Here is an explanation of the paper "Exact Calculations of Coherent Information for Toric Codes under Decoherence," translated into simple, everyday language using analogies.
The Big Picture: Protecting a Secret in a Noisy Room
Imagine you have a very precious secret (a quantum bit, or qubit) that you want to store safely. But the room you are storing it in is incredibly noisy. Every few seconds, a gust of wind (a decoherence error) blows through, flipping your secret upside down or scrambling it.
To protect your secret, you don't just write it on one piece of paper. You use a Toric Code. Think of this as a magical, donut-shaped (torus) net made of thousands of tiny threads. You weave your secret into the pattern of the knots in the net, not just on a single thread. Because the secret is spread out across the whole net, a few gusts of wind can't destroy it. You can fix the small tears in the net without losing the secret.
However, there is a limit. If the wind blows too hard (the error rate gets too high), the net gets so torn that the pattern of the knots becomes indistinguishable from random noise. At that point, your secret is gone forever.
The Big Question: Exactly how strong can the wind get before the secret is lost?
The Old Way vs. The New Way
The Old Way (The "Guessing Game"):
For a long time, scientists tried to find this limit by simulating different "decoders" (algorithms that try to fix the tears). They would say, "If we use this specific repair tool, we can fix errors up to 10%." But if they used a different tool, the limit might be 12%. This was confusing because the limit depended on the tool, not the fundamental physics of the net itself.
They also used a mathematical shortcut called the "replica trick" (imagine making 100 copies of the net to study them) to estimate the limit. It worked well, but it wasn't a perfect, exact proof.
The New Way (The "Exact Blueprint"):
This paper, by Jong Yeon Lee, does something revolutionary. Instead of guessing or using shortcuts, the author calculates the exact limit where the secret becomes unrecoverable, no matter what repair tool you use.
He does this by measuring something called Coherent Information.
- Analogy: Imagine you have a radio. Coherent Information is a measure of how clearly you can still hear the music after static has interfered. If the music is clear, the information is safe. If the music is just static, the information is lost.

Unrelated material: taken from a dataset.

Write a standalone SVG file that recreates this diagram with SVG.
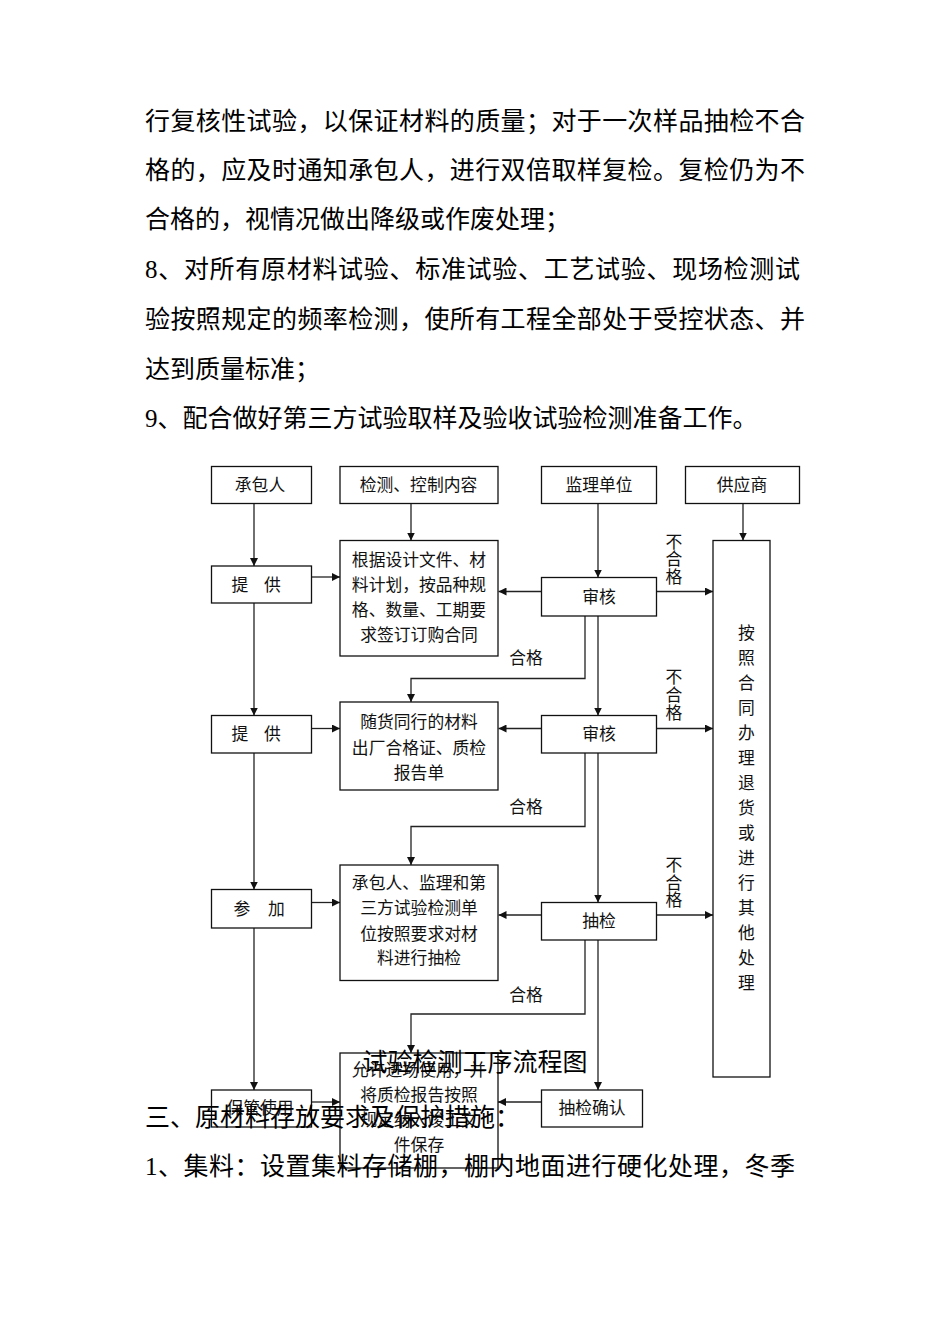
<svg xmlns="http://www.w3.org/2000/svg" width="950" height="1344" viewBox="0 0 950 1344">
<style>
.body{font-family:"Liberation Serif","Noto Sans CJK SC",serif;font-size:25px;fill:#000}
.bx{fill:#fff;stroke:#111;stroke-width:1.3}
.t{font-family:"Liberation Sans","Noto Sans CJK SC",sans-serif;font-size:16.8px;fill:#111;text-anchor:middle}
.c{fill:none;stroke:#222;stroke-width:1.3}
</style>
<defs>
<marker id="ah" viewBox="0 0 10 10" refX="10" refY="5" markerWidth="8" markerHeight="8" markerUnits="userSpaceOnUse" orient="auto">
<path d="M0,0 L10,5 L0,10 z" fill="#111"/>
</marker>
</defs>
<rect width="950" height="1344" fill="#fff"/>

<g id="connectors">
<line class="c" x1="254" y1="503" x2="254" y2="566" marker-end="url(#ah)"/>
<line class="c" x1="254" y1="603" x2="254" y2="715.5" marker-end="url(#ah)"/>
<line class="c" x1="254" y1="753" x2="254" y2="889.5" marker-end="url(#ah)"/>
<line class="c" x1="254" y1="928" x2="254" y2="1090" marker-end="url(#ah)"/>
<line class="c" x1="411" y1="503" x2="411" y2="540.5" marker-end="url(#ah)"/>
<line class="c" x1="598" y1="503" x2="598" y2="577.5" marker-end="url(#ah)"/>
<line class="c" x1="743" y1="503" x2="743" y2="540.5" marker-end="url(#ah)"/>
<line class="c" x1="312" y1="577" x2="340" y2="577" marker-end="url(#ah)"/>
<line class="c" x1="541.5" y1="591.5" x2="498.5" y2="591.5" marker-end="url(#ah)"/>
<line class="c" x1="656.5" y1="591.5" x2="713" y2="591.5" marker-end="url(#ah)"/>
<polyline class="c" points="585,616 585,678.5 411,678.5 411,702" marker-end="url(#ah)"/>
<line class="c" x1="598" y1="616" x2="598" y2="715.5" marker-end="url(#ah)"/>
<line class="c" x1="312" y1="728.5" x2="340" y2="728.5" marker-end="url(#ah)"/>
<line class="c" x1="541.5" y1="728.5" x2="498.5" y2="728.5" marker-end="url(#ah)"/>
<line class="c" x1="656.5" y1="728.5" x2="713" y2="728.5" marker-end="url(#ah)"/>
<polyline class="c" points="585,753 585,826.5 411,826.5 411,865" marker-end="url(#ah)"/>
<line class="c" x1="598" y1="753" x2="598" y2="902.5" marker-end="url(#ah)"/>
<line class="c" x1="312" y1="902.5" x2="340" y2="902.5" marker-end="url(#ah)"/>
<line class="c" x1="541.5" y1="915" x2="498.5" y2="915" marker-end="url(#ah)"/>
<line class="c" x1="656.5" y1="915" x2="713" y2="915" marker-end="url(#ah)"/>
<polyline class="c" points="585,940 585,1014 411,1014 411,1053" marker-end="url(#ah)"/>
<line class="c" x1="598" y1="940" x2="598" y2="1090" marker-end="url(#ah)"/>
<line class="c" x1="312" y1="1102" x2="340" y2="1102" marker-end="url(#ah)"/>
<line class="c" x1="541.5" y1="1102" x2="498" y2="1102" marker-end="url(#ah)"/>
<g class="t">
<text x="674" y="547.5">不</text><text x="674" y="565">合</text><text x="674" y="582.5">格</text>
<text x="674" y="682.5">不</text><text x="674" y="700.5">合</text><text x="674" y="718.5">格</text>
<text x="674" y="871">不</text><text x="674" y="889">合</text><text x="674" y="906">格</text>
<text x="526" y="664">合格</text>
<text x="526" y="812.5">合格</text>
<text x="526" y="1001">合格</text>
</g>
</g>

<g id="n-chengbaoren"><rect class="bx" x="211.5" y="466.5" width="100" height="37"/><text class="t" x="260" y="491">承包人</text></g>
<g id="n-jiance"><rect class="bx" x="340" y="466.5" width="158" height="37"/><text class="t" x="418.5" y="491">检测、控制内容</text></g>
<g id="n-jianli"><rect class="bx" x="541.5" y="466.5" width="115" height="37"/><text class="t" x="599" y="491">监理单位</text></g>
<g id="n-gongying"><rect class="bx" x="685.5" y="466.5" width="114" height="37"/><text class="t" x="742" y="491">供应商</text></g>

<g id="n-tigong1"><rect class="bx" x="211.5" y="566" width="100" height="37"/><text class="t" x="240" y="591">提</text><text class="t" x="272.5" y="591">供</text></g>
<g id="n-genju"><rect class="bx" x="340" y="540.5" width="158" height="115.5"/>
<text class="t" x="419" y="566">根据设计文件、材</text><text class="t" x="419" y="591">料计划，按品种规</text><text class="t" x="419" y="616">格、数量、工期要</text><text class="t" x="419" y="641">求签订订购合同</text></g>
<g id="n-shenhe1"><rect class="bx" x="541.5" y="577.5" width="115" height="38.5"/><text class="t" x="599" y="603">审核</text></g>

<g id="n-tuihuo"><rect class="bx" x="713" y="540.5" width="57" height="536.5"/>
<g class="t"><text x="746.5" y="639">按</text><text x="746.5" y="664">照</text><text x="746.5" y="689">合</text><text x="746.5" y="714">同</text><text x="746.5" y="739">办</text><text x="746.5" y="764">理</text><text x="746.5" y="789">退</text><text x="746.5" y="814">货</text><text x="746.5" y="839">或</text><text x="746.5" y="864">进</text><text x="746.5" y="889">行</text><text x="746.5" y="914">其</text><text x="746.5" y="939">他</text><text x="746.5" y="964">处</text><text x="746.5" y="989">理</text></g></g>

<g id="n-tigong2"><rect class="bx" x="211.5" y="715.5" width="100" height="37.5"/><text class="t" x="240" y="740">提</text><text class="t" x="272.5" y="740">供</text></g>
<g id="n-suihuo"><rect class="bx" x="340" y="702" width="158" height="88"/>
<text class="t" x="419" y="728">随货同行的材料</text><text class="t" x="419" y="754">出厂合格证、质检</text><text class="t" x="419" y="779">报告单</text></g>
<g id="n-shenhe2"><rect class="bx" x="541.5" y="715.5" width="115" height="37.5"/><text class="t" x="599" y="740">审核</text></g>

<g id="n-canjia"><rect class="bx" x="211.5" y="889.5" width="100" height="38.5"/><text class="t" x="242" y="915">参</text><text class="t" x="276.5" y="915">加</text></g>
<g id="n-choujianbox"><rect class="bx" x="340" y="865" width="158" height="115.5"/>
<text class="t" x="419" y="889">承包人、监理和第</text><text class="t" x="419" y="914">三方试验检测单</text><text class="t" x="419" y="940">位按照要求对材</text><text class="t" x="419" y="964">料进行抽检</text></g>
<g id="n-choujian"><rect class="bx" x="541.5" y="902.5" width="115" height="37.5"/><text class="t" x="599" y="927">抽检</text></g>

<g id="n-baoguan"><rect class="bx" x="211.5" y="1090" width="100" height="37"/><text class="t" x="260" y="1114">保管使用</text></g>
<g id="n-yunxu"><rect class="bx" x="340" y="1053" width="158" height="115"/>
<text class="t" x="419" y="1076">允许进场使用，并</text><text class="t" x="419" y="1101">将质检报告按照</text><text class="t" x="419" y="1126">规定纳入竣工文</text><text class="t" x="419" y="1151">件保存</text></g>
<g id="n-queren"><rect class="bx" x="541.5" y="1090" width="101" height="37"/><text class="t" x="592" y="1114">抽检确认</text></g>

<g id="bodytext">
<text class="body" x="145" y="130" textLength="660" lengthAdjust="spacing">行复核性试验，以保证材料的质量；对于一次样品抽检不合</text>
<text class="body" x="145" y="179" textLength="660" lengthAdjust="spacing">格的，应及时通知承包人，进行双倍取样复检。复检仍为不</text>
<text class="body" x="145" y="228">合格的，视情况做出降级或作废处理；</text>
<text class="body" x="145" y="278" textLength="655" lengthAdjust="spacing">8、对所有原材料试验、标准试验、工艺试验、现场检测试</text>
<text class="body" x="145" y="328" textLength="660" lengthAdjust="spacing">验按照规定的频率检测，使所有工程全部处于受控状态、并</text>
<text class="body" x="145" y="378">达到质量标准；</text>
<text class="body" x="145" y="427">9、配合做好第三方试验取样及验收试验检测准备工作。</text>
<text class="body" x="475" y="1071" text-anchor="middle">试验检测工序流程图</text>
<text class="body" x="145" y="1126">三、原材料存放要求及保护措施：</text>
<text class="body" x="145" y="1175" textLength="650" lengthAdjust="spacing">1、集料：设置集料存储棚，棚内地面进行硬化处理，冬季</text>
</g>
</svg>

- The author proves that when this "signal" drops to zero, the Toric Code has hit its fundamental breaking point.
The Magic Connection: The Ising Model
Here is the most fascinating part of the paper. To solve this quantum puzzle, the author connects it to a completely different, classic problem in physics: The Random Bond Ising Model (RBIM).
- The Analogy: Imagine a giant grid of magnets. Some magnets like to point up, some down. But in this "Random Bond" version, the rules are chaotic. Some neighbors are friends (they want to align), and some are enemies (they want to oppose).
- The Connection: The author proves that the "breaking point" of the quantum Toric Code is mathematically identical to the "freezing point" of this chaotic magnet grid.
- The Result: Because physicists have studied these magnets for decades, they already know exactly when they freeze. By linking the two, the author instantly knows the exact error threshold for the quantum code without having to simulate the quantum computer itself.
The "Nishimori Line" and the Magic Number
The paper identifies a specific line in the physics of these magnets called the Nishimori Line. It's like a specific temperature and pressure setting where the magnets behave in a very special, predictable way.
The author shows that the Toric Code fails exactly when the error rate hits the critical point on this line.
- The Magic Number: The paper calculates this threshold to be approximately 10.94%.
- What this means: If the wind (errors) blows less than 10.94% of the time, you can perfectly recover your secret, no matter how big the net is. If it blows more than that, the secret is lost forever.
Why This Matters (The "So What?")
- No More Guessing: Before this, we had to rely on approximations. Now, we have a rigorous, exact mathematical proof of the limit.
- Better than "Free Energy": Previous methods looked at "Free Energy" (a measure of disorder). The author shows that Free Energy is a bit like looking at the average weather—it might say it's sunny, but it misses the fact that half the city is in a storm. Coherent Information is like checking the weather in every single neighborhood. It gives a much more accurate picture of whether the secret is actually safe.
- Future Tech: This helps engineers design better quantum computers. They now know the absolute hard limit of how much noise their machines can handle before they need to add more error correction.
Summary in One Sentence
This paper uses a clever mathematical bridge to a classic magnet problem to prove exactly when a quantum "donut" code stops working, showing that if errors stay below roughly 11%, your quantum secret is safe forever.